__Goal__. Go through the records below line by line. Count the lines with "this" and give the count alone.

##### Rows #####

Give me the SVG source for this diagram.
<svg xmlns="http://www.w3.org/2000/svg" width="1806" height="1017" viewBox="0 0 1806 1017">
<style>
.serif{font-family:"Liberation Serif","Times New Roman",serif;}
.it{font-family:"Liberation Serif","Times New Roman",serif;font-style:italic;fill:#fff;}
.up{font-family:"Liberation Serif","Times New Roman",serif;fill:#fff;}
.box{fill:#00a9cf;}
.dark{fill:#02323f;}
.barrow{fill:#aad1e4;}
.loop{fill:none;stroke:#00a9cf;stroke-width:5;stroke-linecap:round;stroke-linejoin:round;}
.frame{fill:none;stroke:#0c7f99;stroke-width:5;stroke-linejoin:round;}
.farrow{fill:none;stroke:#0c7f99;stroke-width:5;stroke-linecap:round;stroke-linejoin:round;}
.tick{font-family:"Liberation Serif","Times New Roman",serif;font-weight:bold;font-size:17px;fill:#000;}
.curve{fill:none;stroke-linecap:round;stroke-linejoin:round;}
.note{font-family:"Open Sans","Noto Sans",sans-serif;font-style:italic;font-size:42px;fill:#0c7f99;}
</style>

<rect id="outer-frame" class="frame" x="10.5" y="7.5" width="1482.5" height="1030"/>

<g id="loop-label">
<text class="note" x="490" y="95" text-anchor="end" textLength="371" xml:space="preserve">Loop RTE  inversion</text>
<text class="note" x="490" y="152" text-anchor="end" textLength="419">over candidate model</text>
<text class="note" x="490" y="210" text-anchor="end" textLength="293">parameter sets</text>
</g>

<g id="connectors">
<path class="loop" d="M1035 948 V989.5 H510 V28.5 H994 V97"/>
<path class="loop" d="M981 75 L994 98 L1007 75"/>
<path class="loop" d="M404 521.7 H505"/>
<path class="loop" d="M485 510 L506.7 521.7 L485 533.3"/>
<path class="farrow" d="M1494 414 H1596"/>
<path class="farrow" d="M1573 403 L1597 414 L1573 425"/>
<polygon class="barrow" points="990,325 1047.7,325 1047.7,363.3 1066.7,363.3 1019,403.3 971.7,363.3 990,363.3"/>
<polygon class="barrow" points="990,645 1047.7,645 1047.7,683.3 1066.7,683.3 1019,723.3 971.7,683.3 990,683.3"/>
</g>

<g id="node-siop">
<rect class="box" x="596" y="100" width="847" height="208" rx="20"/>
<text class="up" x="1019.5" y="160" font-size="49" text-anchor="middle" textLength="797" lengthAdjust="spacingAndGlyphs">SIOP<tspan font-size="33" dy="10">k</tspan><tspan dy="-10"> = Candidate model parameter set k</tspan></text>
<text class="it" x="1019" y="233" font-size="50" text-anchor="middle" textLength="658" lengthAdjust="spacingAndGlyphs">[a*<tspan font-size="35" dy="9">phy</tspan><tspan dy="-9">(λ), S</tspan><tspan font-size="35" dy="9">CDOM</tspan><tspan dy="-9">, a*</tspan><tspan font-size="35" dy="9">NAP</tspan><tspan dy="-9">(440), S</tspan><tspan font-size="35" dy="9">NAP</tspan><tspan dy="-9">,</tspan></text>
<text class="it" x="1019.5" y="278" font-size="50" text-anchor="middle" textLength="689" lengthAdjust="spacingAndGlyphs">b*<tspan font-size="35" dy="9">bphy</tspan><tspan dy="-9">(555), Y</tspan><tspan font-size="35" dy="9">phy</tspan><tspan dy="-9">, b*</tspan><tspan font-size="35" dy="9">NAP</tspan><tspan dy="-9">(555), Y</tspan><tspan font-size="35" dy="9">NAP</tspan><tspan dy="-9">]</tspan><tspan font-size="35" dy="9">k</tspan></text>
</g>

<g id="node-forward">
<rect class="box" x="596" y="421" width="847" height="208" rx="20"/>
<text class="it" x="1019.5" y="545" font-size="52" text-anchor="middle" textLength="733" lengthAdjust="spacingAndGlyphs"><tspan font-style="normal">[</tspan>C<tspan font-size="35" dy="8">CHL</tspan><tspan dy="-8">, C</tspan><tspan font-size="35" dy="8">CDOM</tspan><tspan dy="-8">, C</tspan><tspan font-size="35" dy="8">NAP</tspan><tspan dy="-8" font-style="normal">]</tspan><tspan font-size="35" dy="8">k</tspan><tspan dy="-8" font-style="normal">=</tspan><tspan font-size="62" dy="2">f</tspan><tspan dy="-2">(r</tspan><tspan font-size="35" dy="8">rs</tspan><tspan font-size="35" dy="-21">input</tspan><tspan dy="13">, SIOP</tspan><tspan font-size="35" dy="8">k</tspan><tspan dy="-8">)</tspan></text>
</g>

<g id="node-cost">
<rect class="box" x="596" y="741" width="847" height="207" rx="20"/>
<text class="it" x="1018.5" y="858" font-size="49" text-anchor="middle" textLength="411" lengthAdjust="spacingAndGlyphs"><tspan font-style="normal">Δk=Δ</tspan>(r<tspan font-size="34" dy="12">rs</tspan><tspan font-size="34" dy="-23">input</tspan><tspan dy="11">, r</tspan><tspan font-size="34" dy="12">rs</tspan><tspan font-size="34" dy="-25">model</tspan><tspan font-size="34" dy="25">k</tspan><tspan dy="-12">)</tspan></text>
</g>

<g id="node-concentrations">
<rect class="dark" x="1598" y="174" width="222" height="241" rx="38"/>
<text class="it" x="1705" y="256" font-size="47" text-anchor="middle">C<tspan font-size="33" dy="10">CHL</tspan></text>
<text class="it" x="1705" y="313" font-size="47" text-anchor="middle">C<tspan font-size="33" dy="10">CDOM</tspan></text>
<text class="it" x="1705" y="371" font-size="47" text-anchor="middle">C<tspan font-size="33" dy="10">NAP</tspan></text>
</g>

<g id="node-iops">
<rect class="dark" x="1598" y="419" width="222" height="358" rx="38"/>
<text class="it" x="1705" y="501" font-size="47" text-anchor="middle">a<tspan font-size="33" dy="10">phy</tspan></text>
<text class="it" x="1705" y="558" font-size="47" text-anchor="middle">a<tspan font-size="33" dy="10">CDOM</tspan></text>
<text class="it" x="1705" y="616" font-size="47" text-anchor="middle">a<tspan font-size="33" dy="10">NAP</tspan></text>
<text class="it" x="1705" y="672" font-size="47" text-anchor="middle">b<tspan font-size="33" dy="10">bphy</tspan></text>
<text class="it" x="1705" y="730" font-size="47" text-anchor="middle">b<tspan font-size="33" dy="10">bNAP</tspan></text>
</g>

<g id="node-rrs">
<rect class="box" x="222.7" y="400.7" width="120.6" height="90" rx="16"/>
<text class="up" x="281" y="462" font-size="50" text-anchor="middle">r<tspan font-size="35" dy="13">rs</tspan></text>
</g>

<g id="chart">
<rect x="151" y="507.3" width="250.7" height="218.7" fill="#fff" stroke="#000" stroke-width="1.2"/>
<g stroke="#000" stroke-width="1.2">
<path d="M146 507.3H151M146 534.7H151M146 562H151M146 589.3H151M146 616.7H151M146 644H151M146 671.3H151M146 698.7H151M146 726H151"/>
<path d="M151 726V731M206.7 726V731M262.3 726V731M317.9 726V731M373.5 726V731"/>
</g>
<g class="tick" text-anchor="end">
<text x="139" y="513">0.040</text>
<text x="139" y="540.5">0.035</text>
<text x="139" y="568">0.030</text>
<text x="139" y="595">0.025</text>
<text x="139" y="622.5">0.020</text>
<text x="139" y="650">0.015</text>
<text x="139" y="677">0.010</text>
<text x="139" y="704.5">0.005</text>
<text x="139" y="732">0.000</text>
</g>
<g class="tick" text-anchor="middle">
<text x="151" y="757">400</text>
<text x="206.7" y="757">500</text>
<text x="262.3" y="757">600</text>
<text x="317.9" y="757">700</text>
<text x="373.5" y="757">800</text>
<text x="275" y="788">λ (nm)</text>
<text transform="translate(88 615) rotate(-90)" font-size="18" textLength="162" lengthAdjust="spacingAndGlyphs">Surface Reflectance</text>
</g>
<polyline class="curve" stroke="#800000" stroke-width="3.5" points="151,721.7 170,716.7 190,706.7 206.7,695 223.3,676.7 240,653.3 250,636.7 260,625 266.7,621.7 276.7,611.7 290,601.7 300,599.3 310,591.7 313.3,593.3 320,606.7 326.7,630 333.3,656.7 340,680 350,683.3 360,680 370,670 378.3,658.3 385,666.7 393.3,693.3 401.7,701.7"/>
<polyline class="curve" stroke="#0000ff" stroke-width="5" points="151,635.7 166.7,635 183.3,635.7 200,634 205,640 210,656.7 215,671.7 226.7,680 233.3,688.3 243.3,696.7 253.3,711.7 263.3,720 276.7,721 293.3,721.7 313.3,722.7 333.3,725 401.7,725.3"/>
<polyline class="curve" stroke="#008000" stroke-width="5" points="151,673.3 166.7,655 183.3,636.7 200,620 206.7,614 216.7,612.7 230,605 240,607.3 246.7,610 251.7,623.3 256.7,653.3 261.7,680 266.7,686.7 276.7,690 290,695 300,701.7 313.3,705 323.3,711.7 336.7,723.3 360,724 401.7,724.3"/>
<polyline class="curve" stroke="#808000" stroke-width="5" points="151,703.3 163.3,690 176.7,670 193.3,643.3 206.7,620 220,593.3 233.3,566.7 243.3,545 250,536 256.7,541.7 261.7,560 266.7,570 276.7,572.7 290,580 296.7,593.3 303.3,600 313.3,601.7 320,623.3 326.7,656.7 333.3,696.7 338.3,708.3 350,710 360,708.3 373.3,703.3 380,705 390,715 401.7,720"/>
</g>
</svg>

#####
##### Rows #####

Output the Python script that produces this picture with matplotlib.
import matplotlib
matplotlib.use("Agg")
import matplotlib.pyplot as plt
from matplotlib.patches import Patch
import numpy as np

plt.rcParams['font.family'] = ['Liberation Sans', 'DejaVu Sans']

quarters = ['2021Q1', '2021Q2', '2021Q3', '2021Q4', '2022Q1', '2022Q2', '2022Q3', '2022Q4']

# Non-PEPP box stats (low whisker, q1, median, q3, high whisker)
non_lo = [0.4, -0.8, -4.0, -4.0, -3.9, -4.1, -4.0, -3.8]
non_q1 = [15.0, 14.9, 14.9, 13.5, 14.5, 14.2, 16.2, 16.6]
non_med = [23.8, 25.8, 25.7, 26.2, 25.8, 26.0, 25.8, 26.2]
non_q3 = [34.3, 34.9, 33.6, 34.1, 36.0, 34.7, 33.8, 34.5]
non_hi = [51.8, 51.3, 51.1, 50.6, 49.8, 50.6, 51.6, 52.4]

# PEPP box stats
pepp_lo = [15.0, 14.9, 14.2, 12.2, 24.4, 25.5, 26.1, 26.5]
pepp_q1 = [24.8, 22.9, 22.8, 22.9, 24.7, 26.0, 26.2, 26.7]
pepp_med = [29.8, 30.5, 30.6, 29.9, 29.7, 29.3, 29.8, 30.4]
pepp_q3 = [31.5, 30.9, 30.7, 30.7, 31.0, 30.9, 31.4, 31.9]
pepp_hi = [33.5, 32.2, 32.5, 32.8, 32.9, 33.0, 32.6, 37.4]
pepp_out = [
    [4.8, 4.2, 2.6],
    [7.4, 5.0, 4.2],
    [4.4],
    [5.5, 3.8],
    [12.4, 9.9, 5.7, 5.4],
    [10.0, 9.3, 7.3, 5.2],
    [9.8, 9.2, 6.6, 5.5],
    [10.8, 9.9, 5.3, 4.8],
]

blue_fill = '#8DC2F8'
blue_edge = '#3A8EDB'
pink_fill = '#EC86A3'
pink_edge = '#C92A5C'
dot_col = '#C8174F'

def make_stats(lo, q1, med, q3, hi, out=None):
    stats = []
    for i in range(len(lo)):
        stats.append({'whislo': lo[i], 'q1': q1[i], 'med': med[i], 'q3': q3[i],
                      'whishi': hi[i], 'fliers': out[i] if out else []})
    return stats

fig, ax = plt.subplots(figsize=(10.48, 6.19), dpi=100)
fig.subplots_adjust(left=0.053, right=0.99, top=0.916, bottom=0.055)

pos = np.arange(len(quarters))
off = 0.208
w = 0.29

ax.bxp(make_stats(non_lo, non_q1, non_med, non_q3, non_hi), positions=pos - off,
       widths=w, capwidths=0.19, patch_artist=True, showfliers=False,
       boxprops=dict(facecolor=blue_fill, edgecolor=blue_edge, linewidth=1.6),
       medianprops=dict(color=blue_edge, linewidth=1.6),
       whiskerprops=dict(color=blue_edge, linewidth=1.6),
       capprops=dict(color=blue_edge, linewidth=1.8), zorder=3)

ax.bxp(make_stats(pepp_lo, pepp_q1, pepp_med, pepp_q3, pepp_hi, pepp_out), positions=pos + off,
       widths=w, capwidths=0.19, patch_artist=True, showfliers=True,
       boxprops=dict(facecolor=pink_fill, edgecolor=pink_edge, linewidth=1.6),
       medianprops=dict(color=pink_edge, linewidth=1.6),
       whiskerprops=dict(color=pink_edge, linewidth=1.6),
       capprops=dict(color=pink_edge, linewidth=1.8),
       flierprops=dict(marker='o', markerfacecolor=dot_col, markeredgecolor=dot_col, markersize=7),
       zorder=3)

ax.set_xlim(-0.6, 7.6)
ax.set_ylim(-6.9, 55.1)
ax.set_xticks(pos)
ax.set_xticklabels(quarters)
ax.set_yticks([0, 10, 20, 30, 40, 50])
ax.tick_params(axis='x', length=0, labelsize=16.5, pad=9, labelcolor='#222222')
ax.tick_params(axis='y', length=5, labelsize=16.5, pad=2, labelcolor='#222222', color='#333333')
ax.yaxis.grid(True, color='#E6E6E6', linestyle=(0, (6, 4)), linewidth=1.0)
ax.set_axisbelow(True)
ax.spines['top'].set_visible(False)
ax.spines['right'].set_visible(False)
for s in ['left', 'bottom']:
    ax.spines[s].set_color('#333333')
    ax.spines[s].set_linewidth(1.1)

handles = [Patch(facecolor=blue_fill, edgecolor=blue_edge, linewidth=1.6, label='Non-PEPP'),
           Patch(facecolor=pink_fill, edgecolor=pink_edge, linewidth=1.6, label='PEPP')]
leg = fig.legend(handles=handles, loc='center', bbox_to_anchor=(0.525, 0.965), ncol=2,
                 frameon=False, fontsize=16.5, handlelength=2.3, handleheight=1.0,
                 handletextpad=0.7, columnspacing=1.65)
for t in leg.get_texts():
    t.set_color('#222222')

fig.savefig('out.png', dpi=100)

#####

__The result__. 2